### [Exercise goal]
Begin with the first line and repeat exactly through the line containing "import plotly.graph_objects as go"; leave every image out.

### [Supplied material]
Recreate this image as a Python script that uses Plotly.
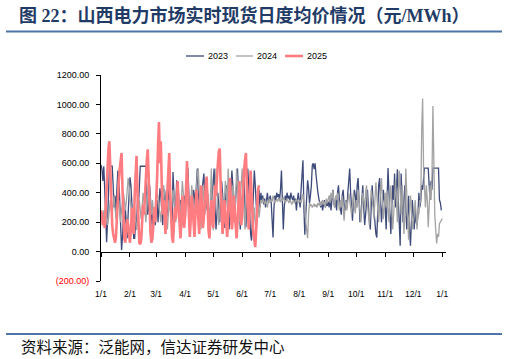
import plotly.graph_objects as go

# ---------------- data (daily real-time spot average price, 元/MWh) ----------------
tick_days = [0, 31, 59, 90, 120, 151, 181, 212, 243, 273, 304, 334, 365]
tick_labels = ["1/1", "2/1", "3/1", "4/1", "5/1", "6/1", "7/1", "8/1", "9/1",
               "10/1", "11/1", "12/1", "1/1"]
y_ticks = [-200, 0, 200, 400, 600, 800, 1000, 1200]
y_tick_labels = ['<span style="color:#FF0000">(200.00)</span>', "0.00", "200.00",
                 "400.00", "600.00", "800.00", "1000.00", "1200.00"]

price_2023_by_month = [
    [590, 560, 480, 580, 420, 150, 63, 200, 400, 580, 580, 580, 580, 450, 300, 380, 250, 420, 550, 520, 300, 120, 10, 100, 250, 150, 300, 200, 90, 250, 350],
    [505, 450, 300, 180, 90, 90, 200, 150, 350, 300, 450, 580, 580, 580, 580, 580, 580, 580, 400, 250, 300, 450, 350, 220, 150, 300, 250, 180],
    [250, 350, 200, 300, 430, 380, 250, 180, 300, 420, 350, 220, 280, 400, 460, 300, 200, 150, 540, 350, 250, 320, 485, 400, 280, 200, 350, 300, 180, 250, 380],
    [300, 400, 450, 570, 400, 200, 250, 350, 300, 420, 380, 280, 450, 565, 400, 300, 250, 350, 420, 480, 530, 380, 280, 320, 400, 300, 250, 200, 300, 420],
    [500, 565, 300, 150, 250, 400, 300, 200, 350, 480, 400, 250, 160, 300, 450, 380, 250, 150, 280, 400, 550, 450, 300, 200, 350, 500, 565, 400, 250, 150, 300],
    [350, 500, 540, 300, 165, 350, 565, 450, 250, 120, 75, 200, 400, 550, 450, 300, 200, 350, 420, 300, 400, 350, 380, 320, 360, 300, 350, 400, 330, 360],
    [380, 340, 250, 95, 300, 380, 350, 400, 370, 390, 350, 420, 550, 380, 150, 300, 380, 350, 400, 360, 380, 340, 400, 370, 350, 380, 330, 360, 280, 350, 400],
    [350, 300, 420, 580, 620, 300, 115, 250, 400, 485, 430, 330, 380, 450, 585, 600, 560, 600, 520, 440, 400, 360, 320, 300, 340, 280, 320, 350, 300, 330, 310],
    [340, 300, 380, 280, 350, 420, 330, 300, 370, 280, 400, 450, 350, 300, 250, 380, 420, 320, 280, 350, 300, 400, 480, 565, 400, 300, 210, 350, 420, 380],
    [300, 450, 500, 350, 200, 250, 400, 450, 300, 180, 250, 380, 420, 300, 200, 150, 300, 450, 350, 250, 180, 120, 95, 300, 450, 500, 350, 200, 300, 420, 350],
    [300, 150, 350, 567, 400, 200, 120, 300, 450, 350, 530, 300, 450, 560, 350, 150, 40, 530, 400, 200, 350, 450, 300, 150, 250, 380, 150, 40, 200, 350],
    [250, 150, 300, 200, 180, 250, 400, 300, 350, 450, 420, 500, 567, 567, 567, 567, 567, 450, 350, 480, 420, 567, 567, 567, 567, 567, 567, 567, 350, 330, 280],
]

price_2024_by_month = [
    [210, 250, 200, 280, 230, 300, 250, 180, 220, 300, 350, 280, 250, 320, 380, 300, 220, 280, 300, 350, 250, 200, 280, 330, 400, 350, 280, 330, 420, 500, 450],
    [380, 300, 200, 150, 250, 300, 220, 150, 200, 300, 350, 280, 220, 300, 400, 350, 250, 200, 300, 450, 505, 400, 300, 250, 350, 300, 220, 280, 350],
    [400, 370, 300, 250, 200, 300, 380, 450, 400, 300, 200, 150, 250, 350, 300, 250, 330, 420, 380, 280, 200, 300, 450, 400, 300, 250, 350, 480, 400, 280, 200],
    [300, 420, 350, 250, 180, 300, 450, 380, 250, 200, 350, 480, 520, 565, 400, 250, 150, 300, 450, 350, 250, 300, 420, 380, 250, 200, 350, 565, 300, 145],
    [300, 480, 565, 400, 250, 180, 300, 450, 400, 250, 200, 350, 480, 420, 300, 565, 400, 250, 180, 300, 450, 400, 250, 350, 565, 450, 300, 200, 350, 480, 565],
    [400, 250, 150, 300, 450, 350, 250, 400, 480, 350, 250, 180, 300, 200, 125, 250, 350, 230, 320, 350, 330, 360, 340, 320, 350, 330, 300, 340, 360, 330],
    [350, 340, 380, 360, 330, 345, 355, 340, 365, 350, 335, 360, 345, 370, 350, 330, 340, 360, 345, 330, 350, 340, 320, 335, 350, 330, 340, 355, 345, 330, 340],
    [350, 330, 360, 390, 340, 300, 200, 120, 90, 250, 330, 310, 320, 300, 315, 325, 305, 320, 300, 330, 315, 340, 310, 330, 350, 320, 340, 300, 360, 330, 350],
    [380, 330, 400, 360, 415, 330, 300, 380, 350, 400, 320, 280, 350, 300, 380, 260, 210, 300, 350, 280, 330, 400, 350, 300, 250, 330, 400, 300, 260, 350],
    [300, 420, 350, 250, 200, 300, 400, 350, 280, 400, 450, 330, 250, 180, 300, 420, 380, 280, 220, 350, 470, 380, 250, 200, 300, 420, 500, 350, 220, 300, 400],
    [300, 415, 300, 200, 350, 450, 300, 150, 250, 400, 480, 350, 200, 400, 550, 400, 250, 450, 300, 120, 250, 565, 400, 200, 80, 250, 380, 300, 150, 200],
    [250, 350, 200, 150, 300, 250, 350, 330, 825, 1040, 575, 400, 300, 450, 350, 165, 300, 450, 350, 500, 990, 485, 250, 150, 55, 120, 100, 190, 200, 210, 225],
]

price_2025_by_month = [
    [280, 250, 180, 220, 160, 300, 420, 600, 700, 750, 520, 300, 180, 120, 90, 60, 100, 250, 350, 480, 560, 640, 670, 420, 200, 90, 60, 120, 220, 180, 100],
    [60, 150, 300, 200, 120, 380, 520, 650, 400, 150, 60, 50, 80, 200, 320, 250, 400, 550, 620, 695, 500, 250, 120, 60, 90, 180, 300, 200],
    [320, 500, 720, 880, 600, 750, 450, 250, 350, 200, 120, 280, 450, 600, 670, 400, 200, 100, 60, 150, 300, 220, 350, 480, 300, 150, 90, 200, 380, 280, 160],
    [250, 450, 615, 400, 200, 100, 220, 380, 300, 180, 100, 250, 420, 350, 200, 120, 280, 450, 300, 160, 230, 380, 450, 510, 300, 140, 90, 200, 350, 250],
    [160, 300, 450, 380, 520, 600, 680, 700, 450, 220, 120, 200, 350, 280, 160, 100, 250, 420, 500, 300, 150, 220, 380, 280, 130, 90, 200, 400, 480, 300, 180],
    [250, 420, 550, 620, 670, 450, 250, 150, 300, 550, 400, 200, 120, 80, 30, 150, 300, 420, 450],
]

series_names = ["2023", "2024", "2025"]

price_2023 = [v for m in price_2023_by_month for v in m]
price_2024 = [v for m in price_2024_by_month for v in m]
price_2025 = [v for m in price_2025_by_month for v in m]

# ---------------- layout geometry (pixels) ----------------
W, H = 507, 359
L, R, T, B = 101, 446, 75, 281


def px_x(x):
    return (x - L) / (R - L)


def px_y(y):
    return (B - y) / (B - T)


styles = {
    "2023": dict(color="#3D4A7A", width=1.3),
    "2024": dict(color="#A3A3A3", width=1.3),
    "2025": dict(color="#FF7C80", width=2.6),
}

fig = go.Figure()
for name, vals in zip(series_names, [price_2023, price_2024, price_2025]):
    fig.add_trace(go.Scatter(
        x=list(range(len(vals))), y=vals, mode="lines", name=name,
        line=dict(color=styles[name]["color"], width=styles[name]["width"]),
        hoverinfo="skip", showlegend=False,
    ))

# helper trace so the zero-crossing axis (x2) is drawn
fig.add_trace(go.Scatter(x=[0], y=[0], xaxis="x2", yaxis="y", mode="lines",
                         showlegend=False, hoverinfo="skip",
                         line=dict(width=0, color="rgba(0,0,0,0)")))

tick_font = dict(family="Liberation Sans, Arial, sans-serif", size=9, color="#000000")

fig.update_layout(
    width=W, height=H,
    margin=dict(l=L, r=W - R, t=T, b=H - B, pad=0),
    paper_bgcolor="white", plot_bgcolor="white",
    xaxis=dict(range=[0, 369], tickmode="array", tickvals=tick_days, ticktext=tick_labels,
               showgrid=False, zeroline=False, showline=False,
               ticks="outside", ticklen=5, tickcolor="rgba(0,0,0,0)",
               tickfont=dict(family="Liberation Sans, Arial, sans-serif", size=8.5, color="#000000")),
    xaxis2=dict(overlaying="x", matches="x", anchor="free", position=200 / 1400,
                showline=True, linecolor="#000000", linewidth=1,
                ticks="outside", ticklen=4, tickcolor="#000000", tickwidth=1,
                tickmode="array", tickvals=tick_days, showticklabels=False,
                showgrid=False, zeroline=False),
    yaxis=dict(range=[-200, 1200], tickmode="array", tickvals=y_ticks, ticktext=y_tick_labels,
               showline=True, linecolor="#000000", linewidth=1,
               ticks="outside", ticklen=4, tickcolor="#000000", ticklabelstandoff=5,
               showgrid=False, zeroline=False, tickfont=tick_font),
    showlegend=False,
)

# custom legend (short line samples + labels), laid out like the reference
legend_line_x = [(186, 204), (236, 253), (285, 303)]
legend_y = 56
for name, (x0, x1) in zip(series_names, legend_line_x):
    fig.add_shape(type="line", xref="paper", yref="paper",
                  x0=px_x(x0), x1=px_x(x1), y0=px_y(legend_y), y1=px_y(legend_y),
                  line=dict(color=styles[name]["color"], width=styles[name]["width"]))
    fig.add_annotation(text=name, xref="paper", yref="paper",
                       x=px_x(x1 + 2), y=px_y(legend_y), xanchor="left", yanchor="middle",
                       showarrow=False,
                       font=dict(family="Liberation Sans, Arial, sans-serif", size=9, color="#000000"))

# title, source and rules
fig.add_annotation(
    text="<b>图 22：山西电力市场实时现货日度均价情况（元/MWh）</b>",
    xref="paper", yref="paper", x=px_x(17), y=px_y(16), xanchor="left", yanchor="middle",
    showarrow=False,
    font=dict(family="Liberation Serif, Noto Sans CJK SC, serif", size=18, color="#1F3B66"),
)
fig.add_annotation(
    text="资料来源：泛能网，信达证券研发中心",
    xref="paper", yref="paper", x=px_x(19), y=px_y(346), xanchor="left", yanchor="middle",
    showarrow=False,
    font=dict(family="Noto Sans CJK SC, sans-serif", size=15.5, color="#111111"),
)
for yy in (31.5, 334):
    fig.add_shape(type="line", xref="paper", yref="paper",
                  x0=px_x(6), x1=px_x(502), y0=px_y(yy), y1=px_y(yy),
                  line=dict(color="#4F74A8", width=2))

fig.write_html("out.html", config={"displayModeBar": False},
               post_script="document.body.style.margin='0';document.body.style.padding='0';")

### [Response below]
Recreate this image as a Python script that uses Plotly.
import plotly.graph_objects as go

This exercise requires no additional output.